I have just aquired the tractor. Installed new temp gauge and found it getting hot, replaced thermostat which was malfunctioned. It is still getting hot, though i can tell the thermostat is trying to work. Exactly how much water should the pump be pushing, pulled the hose and getting 1/4 stream, any help would be appreciated.


----------



## sixbales (May 18, 2011)

Dumb question, but is the new gauge giving false indication? It might be that your new gauge is not compatible with your temperature sending unit? Or maybe the temperature sending unit is defective.

Ford radiators will push out excess fluid to reach an equilibrium coolant level just above the radiator core. That's the way they run. If you fill them to the top, they'll push out fluid when they're warm and you shut the engine off. It will appear that they're boiling over when they're not.

After it runs for a short time, do you see bubbles in the fluid in the radiator? This might indicate a head gasket leak or possibly a cracked head allowing combustion gases to enter the cooling system. Gets hot very quickly if this is the case. Are you seeing any evidence of water in the oil (milky looking oil)? 

I guess that I would take the radiator to a shop and have it checked out. You can try flushing out the cooling system a couple of times with vinegar. Run the engine long enough to get it warm and then drain it out. Vinegar is a mild acid, so you'll want to be sure to get it all out of the system when done.

Pump is giving you a 1/4 stream out of the top hose. My guess is your pump is working OK. 

Fan shroud is very important for cooling - does your tractor have a plastic fan shroud? 

Is the fan belt is tight enough to prevent fan slippage? 

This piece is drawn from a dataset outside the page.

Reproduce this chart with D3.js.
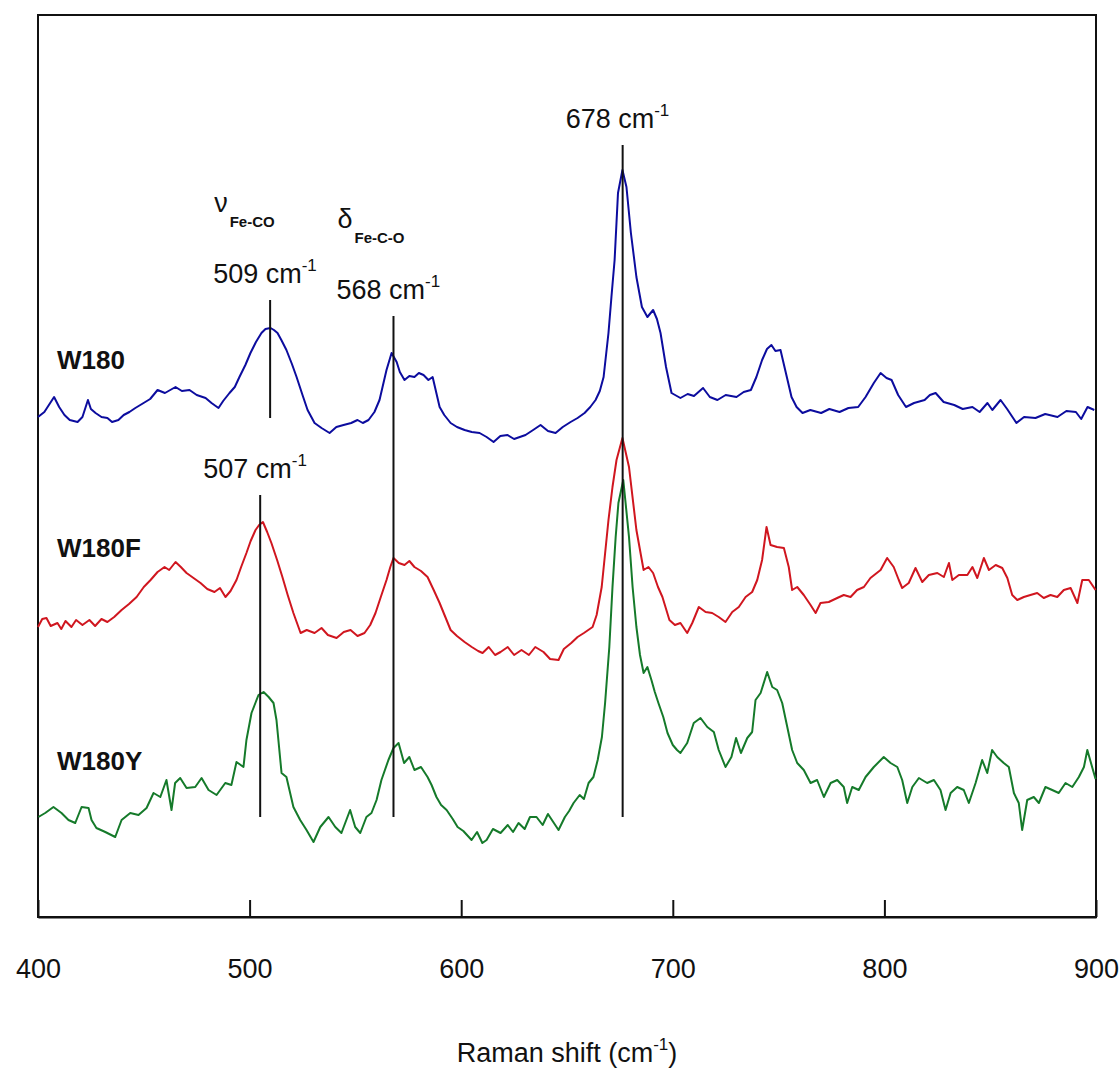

If engine timing is too retarded or too advanced, it can cause overheating.


----------



## johnwayne377 (Jan 22, 2013)

Thanks for the educated answer. I got some real amateurs on the other site, asking me if the damn radiator had fluid in it. I finally got it figured out, flushed the radiator with bottle of permatex radiator flush and wow thats amazing stuff. Actually for the first 5 minutes i thought i had 50 leaks but it cleaned out and sealed up. I had one freeze plug leaking replaced both and removed handfuls of sludge from behind them. 
Thanks again for the reply.


----------